• SHORT EXERCISE
Begin with the first line of the material and write out each line exactly, ending with the line that contains "import * as". Pictures are not part of the copy.

• PROVIDED MATERIAL
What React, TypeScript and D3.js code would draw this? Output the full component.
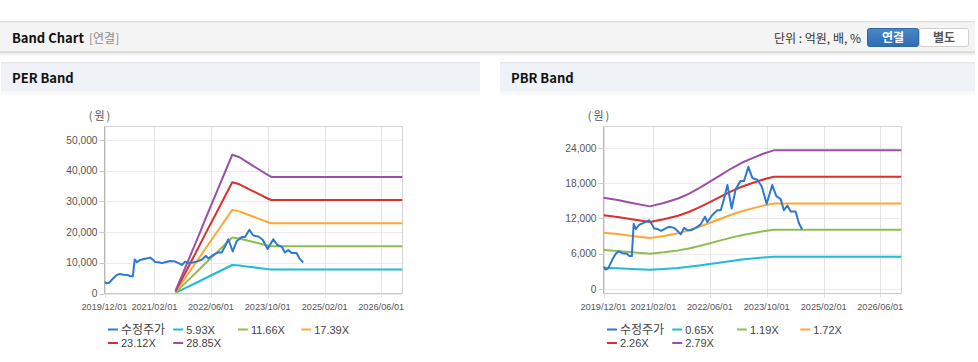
import React from "react";
import * as d3 from "d3";

// ---------- data ----------
const xTickLabels = ["2019/12/01", "2021/02/01", "2022/06/01", "2023/10/01", "2025/02/01", "2026/06/01"];
const xDomainDates = ["2019-12-01", "2026-12-01"];

const priceDates = [
  "2019-12-01", "2019-12-20", "2020-01-10", "2020-02-15", "2020-03-15", "2020-04-10", "2020-05-10",
  "2020-06-20", "2020-07-10", "2020-07-31", "2020-08-16", "2020-09-03", "2020-10-02", "2020-11-14",
  "2020-12-27", "2021-01-20", "2021-02-08", "2021-03-10", "2021-04-07", "2021-05-05", "2021-06-17",
  "2021-07-30", "2021-09-01", "2021-09-24", "2021-10-23", "2021-11-21", "2021-12-19", "2022-01-31",
  "2022-03-14", "2022-04-20", "2022-05-10", "2022-06-22", "2022-08-04", "2022-09-02", "2022-09-30",
  "2022-10-29", "2022-12-05", "2023-01-08", "2023-02-20", "2023-03-21", "2023-04-27", "2023-05-31",
  "2023-07-13", "2023-08-19", "2023-10-01", "2023-11-18", "2023-12-23", "2024-01-29", "2024-02-26",
  "2024-03-26", "2024-04-24", "2024-06-05", "2024-07-04", "2024-08-01",
];
const priceValues = [
  3800, 3300, 3500, 5000, 6000, 6400, 6100,
  6000, 5600, 5600, 11100, 10200, 10900, 11300,
  11700, 11000, 10300, 10200, 9900, 10200, 10600,
  10400, 9800, 9300, 10400, 10000, 10000, 10400,
  11000, 12300, 11400, 12600, 13400, 13400, 15300,
  17700, 13700, 17000, 18400, 18400, 20800, 18900,
  18600, 17500, 14500, 17700, 15800, 15300, 13400,
  14200, 13200, 13200, 11200, 10100,
];

const perEpsDates = [
  "2021-08-01", "2021-11-01", "2022-02-01", "2022-05-01", "2022-08-01", "2022-12-01",
  "2023-02-01", "2023-04-01", "2023-06-01", "2023-08-01", "2023-10-01", "2023-11-01", "2026-12-01",
];
const perEpsValues = [30, 318, 606, 894, 1182, 1568, 1540, 1490, 1440, 1390, 1340, 1318, 1318];
const perMultiples = [5.93, 11.66, 17.39, 23.12, 28.85];
const perLabels = ["수정주가", "5.93X", "11.66X", "17.39X", "23.12X", "28.85X"];
const perYTicks = [0, 10000, 20000, 30000, 40000, 50000];

const pbrBpsDates = [
  "2019-12-01", "2020-04-01", "2020-08-01", "2021-01-01", "2021-05-01", "2021-09-01", "2021-12-01",
  "2022-03-01", "2022-06-01", "2022-09-01", "2022-12-01", "2023-03-01", "2023-06-01", "2023-09-01",
  "2023-12-01", "2026-12-01",
];
const pbrBpsValues = [
  5560, 5430, 5250, 5040, 5250, 5520, 5800,
  6150, 6550, 6950, 7350, 7700, 7980, 8250,
  8460, 8460,
];
const pbrMultiples = [0.65, 1.19, 1.72, 2.26, 2.79];
const pbrLabels = ["수정주가", "0.65X", "1.19X", "1.72X", "2.26X", "2.79X"];
const pbrYTicks = [0, 6000, 12000, 18000, 24000];

const seriesColors = ["#2f78d2", "#1fbdd0", "#8fbd52", "#ffa733", "#d9302b", "#9c4fa8"];

// ---------- helpers ----------
const LFONT = "'Liberation Sans', Arial, sans-serif";
const KFONT = "'Noto Sans CJK KR', 'Noto Sans', sans-serif";
const parse = (s: string) => new Date(s + "T00:00:00");

type ChartProps = {
  left: number; right: number; top: number; bottom: number;
  yDomain: [number, number]; yTicks: number[];
  baseDates: string[]; baseValues: number[]; multiples: number[]; labels: string[];
};

function BandChart(p: ChartProps) {
  const x = d3.scaleTime().domain(xDomainDates.map(parse)).range([p.left, p.right]);
  const y = d3.scaleLinear().domain(p.yDomain).range([p.bottom, p.top]);
  const line = d3.line<[Date, number]>().x((d) => x(d[0])).y((d) => y(d[1]));
  const fmt = d3.format(",");
  const priceData: [Date, number][] = priceDates.map((d, i) => [parse(d), priceValues[i]]);
  const bands = p.multiples.map((m) =>
    p.baseDates.map((d, i) => [parse(d), p.baseValues[i] * m] as [Date, number])
  );
  const xTicks = xTickLabels.map((s) => parse(s.replace(/\//g, "-")));
  const legendCols = [3.4, 68.7, 133.4, 196.7];
  const legendRows = [329.5, 343];
  const clipId = "clip" + Math.round(p.left);
  return (
    <g>
      <defs>
        <clipPath id={clipId}>
          <rect x={p.left} y={p.top} width={p.right - p.left} height={p.bottom - p.top} />
        </clipPath>
      </defs>
      {/* grid */}
      {p.yTicks.map((t) => (
        <line key={"gy" + t} x1={p.left} x2={p.right} y1={Math.round(y(t)) + 0.5} y2={Math.round(y(t)) + 0.5} stroke="#ebebeb" />
      ))}
      {xTicks.map((t, i) => (
        <line key={"gx" + i} x1={Math.round(x(t)) + 0.5} x2={Math.round(x(t)) + 0.5} y1={p.top} y2={p.bottom + 4} stroke="#e3e3e3" />
      ))}
      <rect x={p.left} y={p.top} width={p.right - p.left} height={p.bottom - p.top} fill="none" stroke="#d6d6d6" />
      <line x1={p.left} x2={p.left} y1={p.top} y2={p.bottom} stroke="#b8b8b8" />
      <line x1={p.left} x2={p.right} y1={p.bottom} y2={p.bottom} stroke="#c8c8c8" />
      {p.yTicks.map((t) => (
        <g key={"ty" + t}>
          <line x1={p.left - 5} x2={p.left} y1={Math.round(y(t)) + 0.5} y2={Math.round(y(t)) + 0.5} stroke="#c8c8c8" />
          <text x={p.left - 7} y={y(t) + 3.6} textAnchor="end" fontSize={10.2} fill="#555" fontFamily={LFONT}>
            {fmt(t)}
          </text>
        </g>
      ))}
      {xTicks.map((t, i) => (
        <text key={"tx" + i} x={x(t)} y={309.5} textAnchor="middle" fontSize={9.2} fill="#555" fontFamily={LFONT}>
          {xTickLabels[i]}
        </text>
      ))}
      <text x={p.left - 4} y={120} textAnchor="middle" fontSize={11} fill="#555" fontFamily={KFONT} letterSpacing={2}>
        (원)
      </text>
      {/* series */}
      <g clipPath={`url(#${clipId})`} fill="none" strokeWidth={2} strokeLinejoin="round">
        {bands.map((b, i) => (
          <path key={"b" + i} d={line(b) || ""} stroke={seriesColors[i + 1]} />
        ))}
        <path d={line(priceData) || ""} stroke={seriesColors[0]} />
      </g>
      {/* legend */}
      {p.labels.map((lab, i) => {
        const row = i < 4 ? 0 : 1;
        const col = i < 4 ? i : i - 4;
        const lx = p.left + legendCols[col];
        const ly = legendRows[row];
        const korean = i === 0;
        return (
          <g key={"lg" + i}>
            <line x1={lx} x2={lx + 10} y1={ly} y2={ly} stroke={seriesColors[i]} strokeWidth={2} />
            <text x={lx + 13} y={ly + (korean ? 4.5 : 4)} fontSize={korean ? 12 : 11} fill="#444" fontFamily={korean ? KFONT : LFONT}>
              {lab}
            </text>
          </g>
        );
      })}
    </g>
  );
}

export default function App() {
  return (
    <svg width={978} height={362} style={{ position: "absolute", left: 0, top: 0, display: "block" }} xmlns="http://www.w3.org/2000/svg">
      <defs>
        <linearGradient id="shadowGrad" x1="0" y1="0" x2="0" y2="1">
          <stop offset="0" stopColor="#d4d4d4" />
          <stop offset="1" stopColor="#ffffff" stopOpacity={0} />
        </linearGradient>
        <linearGradient id="panelGrad" x1="0" y1="0" x2="0" y2="1">
          <stop offset="0" stopColor="#f6f6f6" />
          <stop offset="1" stopColor="#ffffff" />
        </linearGradient>
        <linearGradient id="btnGrad" x1="0" y1="0" x2="0" y2="1">
          <stop offset="0" stopColor="#4a88c8" />
          <stop offset="1" stopColor="#2d6cb2" />
        </linearGradient>
      </defs>
      <rect x={0} y={0} width={978} height={362} fill="#fff" />
      {/* top bar */}
      <rect x={0} y={52} width={975} height={5} fill="url(#shadowGrad)" />
      <rect x={0} y={21} width={975} height={31} fill="#f4f4f4" />
      <rect x={0} y={21} width={975} height={1.5} fill="#e2e2e2" />
      <rect x={0} y={51} width={975} height={1} fill="#dedede" />
      <text x={12} y={43} fontSize={13} fontWeight="bold" fill="#111" fontFamily={KFONT}>Band Chart</text>
      <text x={89} y={43} fontSize={12} fill="#8b8b8b" fontFamily={KFONT}>[연결]</text>
      <text x={861} y={42.5} textAnchor="end" fontSize={12} fill="#333" fontFamily={KFONT}>단위 : 억원, 배, %</text>
      <rect x={867.5} y={28.5} width={51} height={18} rx={2} fill="url(#btnGrad)" stroke="#2c67a6" />
      <rect x={919.5} y={28.5} width={49} height={18} rx={2} fill="#fff" stroke="#cfcfcf" />
      <text x={893} y={42} textAnchor="middle" fontSize={12} fontWeight="bold" fill="#fff" fontFamily={KFONT}>연결</text>
      <text x={944} y={42} textAnchor="middle" fontSize={12} fontWeight="bold" fill="#555" fontFamily={KFONT}>별도</text>
      {/* panel headers */}
      <rect x={1} y={62} width={479} height={29} fill="#eff2f7" />
      <rect x={1} y={62} width={479} height={1.5} fill="#e4e7eb" />
      <rect x={1} y={91} width={479} height={6} fill="url(#panelGrad)" />
      <text x={12} y={83} fontSize={13} fontWeight="bold" fill="#111" fontFamily={KFONT}>PER Band</text>
      <rect x={500} y={62} width={475} height={29} fill="#eff2f7" />
      <rect x={500} y={62} width={475} height={1.5} fill="#e4e7eb" />
      <rect x={500} y={91} width={475} height={6} fill="url(#panelGrad)" />
      <text x={511} y={83} fontSize={13} fontWeight="bold" fill="#111" fontFamily={KFONT}>PBR Band</text>
      <BandChart
        left={104.5} right={402.5} top={126.5} bottom={293.5}
        yDomain={[0, 54450]} yTicks={perYTicks}
        baseDates={perEpsDates} baseValues={perEpsValues} multiples={perMultiples} labels={perLabels}
      />
      <BandChart
        left={603.5} right={901.5} top={126.5} bottom={293.5}
        yDomain={[-770, 27660]} yTicks={pbrYTicks}
        baseDates={pbrBpsDates} baseValues={pbrBpsValues} multiples={pbrMultiples} labels={pbrLabels}
      />
    </svg>
  );
}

• RESULT OF THIS EXERCISE
What React, TypeScript and D3.js code would draw this? Output the full component.
import React from "react";
import * as d3 from "d3";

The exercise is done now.